Over a third of the highest-staking bettors—those who pour vital money into British racing—have turned to the black market in the past year. Because, astonishingly, when you make something difficult to access through legal means, people don’t stop doing it; they just find another way. You’d think the government might have learned this from, say, every failed prohibition effort in history. But no.
Reverend Devenish understands this in a way that policy-makers apparently do not. "If we took a fairly puritanical view, which might be that gambling was made illegal, it would just go underground," he says. "It’s all well and good having safeguards and setting these limits, but people who are now being switched off are just finding other places and betting underground."
The man is right. The more the state tries to crush legal betting, the more it fuels the unregulated, hidden market. And who suffers? Not just punters, but racing itself.

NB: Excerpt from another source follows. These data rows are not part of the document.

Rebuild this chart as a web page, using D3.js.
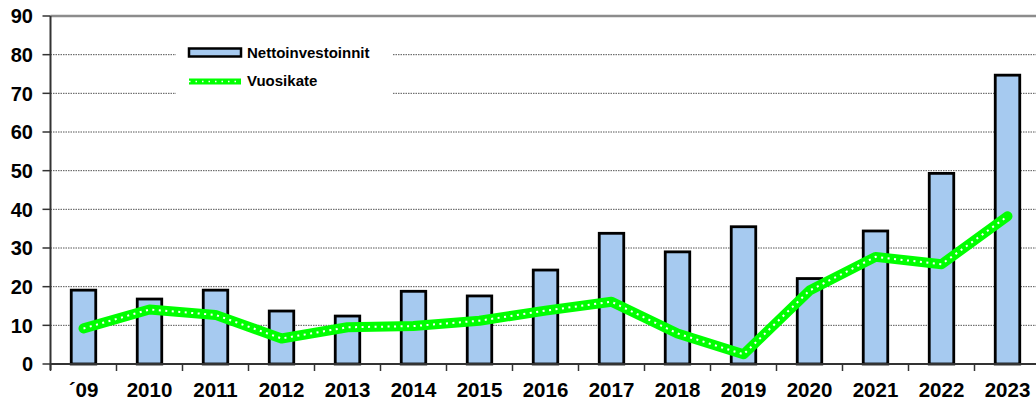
<!DOCTYPE html>
<html>
<head>
<meta charset="utf-8">
<script src="https://cdn.jsdelivr.net/npm/d3@7/dist/d3.min.js"></script>
<style>
  html, body { margin: 0; padding: 0; background: #fff; }
  svg { display: block; font-family: "Liberation Sans", Arial, sans-serif; }
</style>
</head>
<body>
<svg id="chart" width="1036" height="401"></svg>
<script>
// Years on the category axis
const years = ["\u00B409", "2010", "2011", "2012", "2013", "2014", "2015", "2016",
               "2017", "2018", "2019", "2020", "2021", "2022", "2023"];
// Net investments (bars)
const nettoinvestoinnit = [19.1, 16.8, 19.1, 13.7, 12.4, 18.8, 17.6, 24.3,
                           33.8, 29.0, 35.5, 22.1, 34.4, 49.3, 74.7];
// Annual contribution margin (line)
const vuosikate = [9.2, 14.1, 12.7, 6.6, 9.5, 9.8, 11.2, 13.8,
                   16.1, 7.9, 2.5, 19.0, 27.7, 25.8, 38.2];
// Value axis ticks
const yTicks = [0, 10, 20, 30, 40, 50, 60, 70, 80, 90];

const svg = d3.select("#chart");
const plotLeft = 50.5, plotRight = 1040.5, plotTop = 16, plotBottom = 364;

const step = (plotRight - plotLeft) / years.length;
const pad = 1 - 24.5 / step;
const x = d3.scaleBand().domain(years).range([plotLeft, plotRight])
  .paddingInner(pad).paddingOuter(pad / 2);
const y = d3.scaleLinear().domain([0, 90]).range([plotBottom, plotTop]);

// Gridlines
svg.append("g").selectAll("line")
  .data(yTicks.filter(t => t > 0 && t < 90))
  .join("line")
  .attr("x1", plotLeft).attr("x2", 1036)
  .attr("y1", d => y(d)).attr("y2", d => y(d))
  .attr("stroke", "#555").attr("stroke-width", 1)
  .attr("stroke-dasharray", "1.5,1");

// Top border of the plot area
svg.append("line")
  .attr("x1", plotLeft).attr("x2", 1036)
  .attr("y1", y(90)).attr("y2", y(90))
  .attr("stroke", "#8c8c8c").attr("stroke-width", 2.5);

// Legend box (white, hides gridlines behind it)
const legend = svg.append("g");
legend.append("rect")
  .attr("x", 176).attr("y", 40).attr("width", 216).attr("height", 60)
  .attr("fill", "#fff");

// Bars
svg.append("g").selectAll("rect")
  .data(years.map((yr, i) => ({ yr, v: nettoinvestoinnit[i] })))
  .join("rect")
  .attr("x", d => x(d.yr))
  .attr("width", x.bandwidth())
  .attr("y", d => y(d.v))
  .attr("height", d => y(0) - y(d.v))
  .attr("fill", "#a6caf0")
  .attr("stroke", "#000")
  .attr("stroke-width", 2.8);

// Vuosikate line: green band with white dots
const lineGen = d3.line()
  .x((d, i) => x(years[i]) + x.bandwidth() / 2)
  .y(d => y(d));
svg.append("path")
  .datum(vuosikate)
  .attr("d", lineGen)
  .attr("fill", "none")
  .attr("stroke", "#00ff00")
  .attr("stroke-width", 10)
  .attr("stroke-linejoin", "round")
  .attr("stroke-linecap", "round");
svg.append("path")
  .datum(vuosikate)
  .attr("d", lineGen)
  .attr("fill", "none")
  .attr("stroke", "#fff")
  .attr("stroke-width", 2)
  .attr("stroke-dasharray", "2,4.5");

// Y axis
const yAxis = svg.append("g");
yAxis.append("line")
  .attr("x1", plotLeft).attr("x2", plotLeft)
  .attr("y1", plotTop).attr("y2", plotBottom + 6)
  .attr("stroke", "#333").attr("stroke-width", 2);
yAxis.selectAll("line.tick")
  .data(yTicks)
  .join("line")
  .attr("class", "tick")
  .attr("x1", plotLeft - 8).attr("x2", plotLeft)
  .attr("y1", d => y(d)).attr("y2", d => y(d))
  .attr("stroke", "#333").attr("stroke-width", 1.5);
yAxis.selectAll("text")
  .data(yTicks)
  .join("text")
  .attr("x", 33)
  .attr("y", d => y(d))
  .attr("dy", "0.36em")
  .attr("text-anchor", "end")
  .attr("font-size", 20)
  .attr("font-weight", "bold")
  .attr("fill", "#000")
  .text(d => d);

// X axis
const xAxis = svg.append("g");
xAxis.append("line")
  .attr("x1", plotLeft).attr("x2", 1036)
  .attr("y1", plotBottom).attr("y2", plotBottom)
  .attr("stroke", "#333").attr("stroke-width", 2);
xAxis.selectAll("line.tick")
  .data(years)
  .join("line")
  .attr("class", "tick")
  .attr("x1", d => x(d) - (step - x.bandwidth()) / 2)
  .attr("x2", d => x(d) - (step - x.bandwidth()) / 2)
  .attr("y1", plotBottom).attr("y2", plotBottom + 7)
  .attr("stroke", "#333").attr("stroke-width", 1.5);
xAxis.selectAll("text")
  .data(years)
  .join("text")
  .attr("x", d => x(d) + x.bandwidth() / 2)
  .attr("y", 397)
  .attr("text-anchor", "middle")
  .attr("font-size", 20.5)
  .attr("font-weight", "bold")
  .attr("fill", "#000")
  .text(d => d);

// Legend entries
legend.append("rect")
  .attr("x", 189).attr("y", 48.5).attr("width", 52).attr("height", 8)
  .attr("fill", "#a6caf0").attr("stroke", "#000").attr("stroke-width", 2.5);
legend.append("text")
  .attr("x", 247).attr("y", 57.5)
  .attr("font-size", 15).attr("font-weight", "bold")
  .text("Nettoinvestoinnit");
legend.append("line")
  .attr("x1", 189).attr("x2", 241).attr("y1", 81.5).attr("y2", 81.5)
  .attr("stroke", "#00ff00").attr("stroke-width", 6);
legend.append("line")
  .attr("x1", 189).attr("x2", 241).attr("y1", 81.5).attr("y2", 81.5)
  .attr("stroke", "#fff").attr("stroke-width", 1.5)
  .attr("stroke-dasharray", "1.5,5");
legend.append("text")
  .attr("x", 247).attr("y", 86)
  .attr("font-size", 15).attr("font-weight", "bold")
  .text("Vuosikate");
</script>
</body>
</html>
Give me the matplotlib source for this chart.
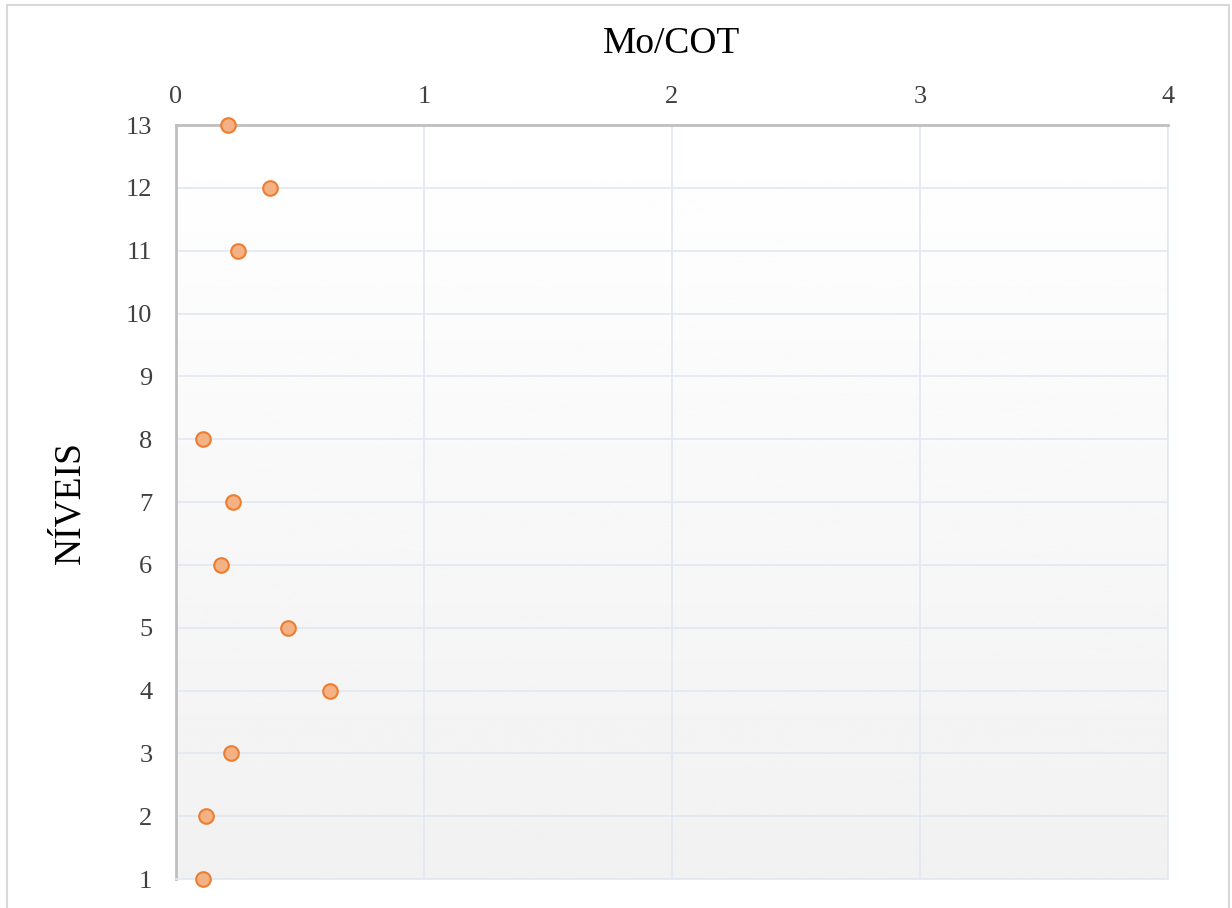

If the Bookies Can’t Win, Neither Can Racing
The impact on horse racing cannot be overstated. The sport relies on punters to fund its very existence, and when those punters are driven away by an overzealous nanny state, the consequences are severe. The industry loses money, prize funds shrink, racecourses struggle, and jobs are lost. Meanwhile, those who genuinely have gambling problems—who might have been helped under a sensible system—are instead left to the wolves of the black market, where no one will intervene until their situation is catastrophic.
It is a farce, and not the funny kind.
And yet, in Westminster and among the smug crusaders of public health, the response will not be to admit fault. No, they will instead insist that the solution is even more regulation. Perhaps next, they’ll require you to submit an essay on financial literacy before placing a bet, or maybe a reference letter from your boss confirming that you can be trusted with discretionary spending.
Freedom to Bet, Freedom to Lose
At its core, this is a question of personal responsibility. Reverend Devenish, a man whose day job involves helping those genuinely in need, understands that some people will always struggle with addiction—whether it be gambling, alcohol, or buying terrible designer trainers on Klarna. But the answer is not to infantilise an entire nation in the name of protecting the few.
"What is wrong with setting aside a certain amount of money?" he asks. Nothing. Absolutely nothing—except that it assumes people are capable of making their own decisions, which is an idea deeply offensive to those who believe the state must always intervene.
And so, we find ourselves in a peculiar reality where the vicar—once the traditional enemy of the betting man—now stands as one of the few voices of reason. He understands that betting is an integral part of British life, that it should be done in the open where problems can be addressed, and that punters have the right to take risks.
The question is, why don’t the people in charge understand this?
Perhaps we should hand the regulation of gambling over to the clergy. It’s hard to imagine they’d do a worse job.